Supercell might be the most efficient gaming company on the planet. With roughly 400 employees, the Helsinki-based studio generates billions in annual revenue from a handful of mobile games that dominate app store charts worldwide.
Founded in 2010 by Ilkka Paananen, the company hit massive success with Clash of Clans in 2012, a strategy game that became the top-grossing mobile game globally and held that position for years. Clash Royale followed in 2016, combining card-collecting with real-time strategy in a way that created its own genre. Brawl Stars, launched globally in 2018, has become another billion-dollar franchise.
Supercell’s company culture is its secret weapon. The studio operates with small, independent teams (called “cells”) of 5-15 people who have full creative freedom. If a game doesn’t meet internal quality standards, the team kills it and celebrates the failure. Supercell has killed more games than it’s shipped, and the ones that survive are polished to an extreme degree.

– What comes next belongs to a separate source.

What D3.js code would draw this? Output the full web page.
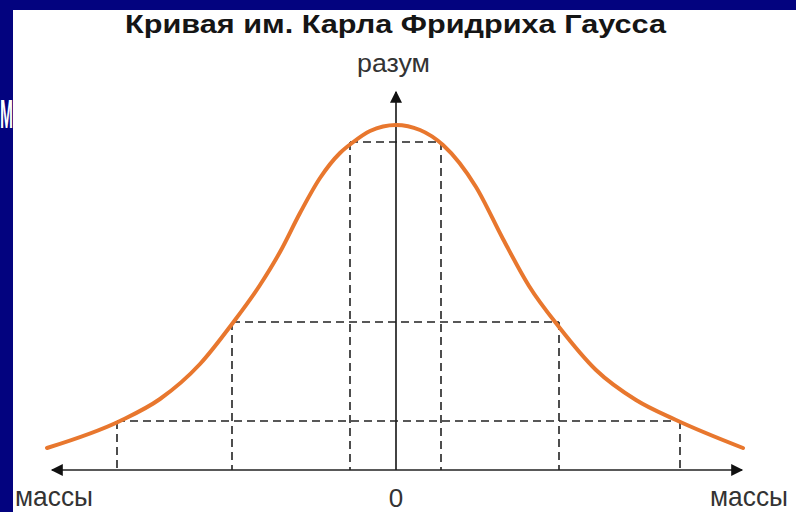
<!DOCTYPE html>
<html>
<head>
<meta charset="utf-8">
<script src="https://cdn.jsdelivr.net/npm/d3@7"></script>
<style>
  html, body { margin: 0; padding: 0; background: #03037f; }
  svg { display: block; }
  text { font-family: "Liberation Sans", Arial, sans-serif; }
</style>
</head>
<body>
<svg id="chart" width="796" height="512"></svg>
<script>
// curve (x: masses, y: reason)
const curveX = [-3.49, -2.76, -2.36, -1.96, -1.64, -1.36, -1.16, -0.96, -0.76, -0.56, -0.44, -0.26, 0,
                 0.24, 0.47, 0.80, 1.07, 1.33, 1.63, 2.00, 2.40, 2.80, 3.47];
const curveY = [0.22, 0.49, 0.71, 1.06, 1.46, 1.85, 2.18, 2.57, 2.92, 3.17, 3.27, 3.39, 3.45,
                3.40, 3.25, 2.83, 2.31, 1.84, 1.43, 1.00, 0.70, 0.50, 0.22];

// dashed guide rectangles: level, left edge, right edge
const guideLevels = [3.28, 1.48, 0.49];
const guideLeft   = [-0.46, -1.64, -2.79];
const guideRight  = [0.45, 1.63, 2.84];

const title = "Кривая им. Карла Фридриха Гаусса";
const yLabel = "разум";
const xLabel = "массы";
const zeroLabel = "0";

const svg = d3.select("#chart");
const width = +svg.attr("width");
const height = +svg.attr("height");

const x = d3.scaleLinear().domain([-3.5, 3.5]).range([46, 746]);
const y = d3.scaleLinear().domain([0, 3.8]).range([470, 90]);

// blue frame + white panel
svg.append("rect").attr("width", width).attr("height", height).attr("fill", "#03037f");
svg.append("rect").attr("x", 13).attr("y", 10).attr("width", width).attr("height", height)
  .attr("fill", "#ffffff");

const defs = svg.append("defs");
defs.append("marker")
    .attr("id", "arrow")
    .attr("viewBox", "0 0 10 10")
    .attr("refX", 9).attr("refY", 5)
    .attr("markerWidth", 14).attr("markerHeight", 12)
    .attr("markerUnits", "userSpaceOnUse")
    .attr("orient", "auto")
  .append("path")
    .attr("d", "M0,0 L10,5 L0,10 Z")
    .attr("fill", "#111");

// dashed guides
const guides = svg.append("g")
    .attr("stroke", "#222")
    .attr("stroke-width", 1.6)
    .attr("stroke-dasharray", "8,5")
    .attr("fill", "none");

guideLevels.forEach((lvl, i) => {
  guides.append("line")
    .attr("x1", x(guideLeft[i])).attr("x2", x(guideRight[i]))
    .attr("y1", y(lvl)).attr("y2", y(lvl));
  [guideLeft[i], guideRight[i]].forEach(v => {
    guides.append("line")
      .attr("x1", x(v)).attr("x2", x(v))
      .attr("y1", y(lvl)).attr("y2", y(0));
  });
});

// axes with arrows
const axes = svg.append("g").attr("stroke", "#222").attr("stroke-width", 1.7);
axes.append("line")
    .attr("x1", x(0)).attr("x2", x(-3.44))
    .attr("y1", y(0)).attr("y2", y(0))
    .attr("marker-end", "url(#arrow)");
axes.append("line")
    .attr("x1", x(0)).attr("x2", x(3.46))
    .attr("y1", y(0)).attr("y2", y(0))
    .attr("marker-end", "url(#arrow)");
axes.append("line")
    .attr("x1", x(0)).attr("x2", x(0))
    .attr("y1", y(0)).attr("y2", y(3.78))
    .attr("marker-end", "url(#arrow)");

// gauss curve
const pts = curveX.map((v, i) => [v, curveY[i]]);
const line = d3.line()
    .x(d => x(d[0]))
    .y(d => y(d[1]))
    .curve(d3.curveMonotoneX);

svg.append("path")
    .datum(pts)
    .attr("d", line)
    .attr("fill", "none")
    .attr("stroke", "#e8772e")
    .attr("stroke-width", 4)
    .attr("stroke-linecap", "round");

// texts
svg.append("text")
    .attr("x", 125).attr("y", 33)
    .attr("font-size", 25)
    .attr("font-weight", "bold")
    .attr("fill", "#151515")
    .attr("textLength", 541)
    .attr("lengthAdjust", "spacingAndGlyphs")
    .text(title);

svg.append("text")
    .attr("x", 357).attr("y", 72)
    .attr("font-size", 26)
    .attr("fill", "#333")
    .attr("textLength", 73)
    .attr("lengthAdjust", "spacingAndGlyphs")
    .text(yLabel);

svg.append("text")
    .attr("x", 15).attr("y", 506)
    .attr("font-size", 28)
    .attr("fill", "#333")
    .attr("textLength", 78)
    .attr("lengthAdjust", "spacingAndGlyphs")
    .text(xLabel);

svg.append("text")
    .attr("x", 710).attr("y", 506)
    .attr("font-size", 28)
    .attr("fill", "#333")
    .attr("textLength", 78)
    .attr("lengthAdjust", "spacingAndGlyphs")
    .text(xLabel);

svg.append("text")
    .attr("x", x(0)).attr("y", 507)
    .attr("text-anchor", "middle")
    .attr("font-size", 26)
    .attr("fill", "#333")
    .text(zeroLabel);

// cut-off letter on the left border
svg.append("text")
    .attr("x", 0).attr("y", 128)
    .attr("font-size", 40)
    .attr("font-weight", "bold")
    .attr("fill", "#ffffff")
    .attr("textLength", 13)
    .attr("lengthAdjust", "spacingAndGlyphs")
    .text("М");
</script>
</body>
</html>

Tencent acquired a controlling 81.4% stake in Supercell in 2016 for approximately $8.6 billion, valuing the company at $10.2 billion. Despite the acquisition, Supercell operates independently from its Helsinki headquarters and maintains its unique culture.
The company’s revenue model relies entirely on free-to-play with optional in-app purchases. Their games are designed to be played for years, not months, and the live-service updates keep player engagement remarkably high. Clash of Clans is still generating substantial revenue more than a decade after its initial release.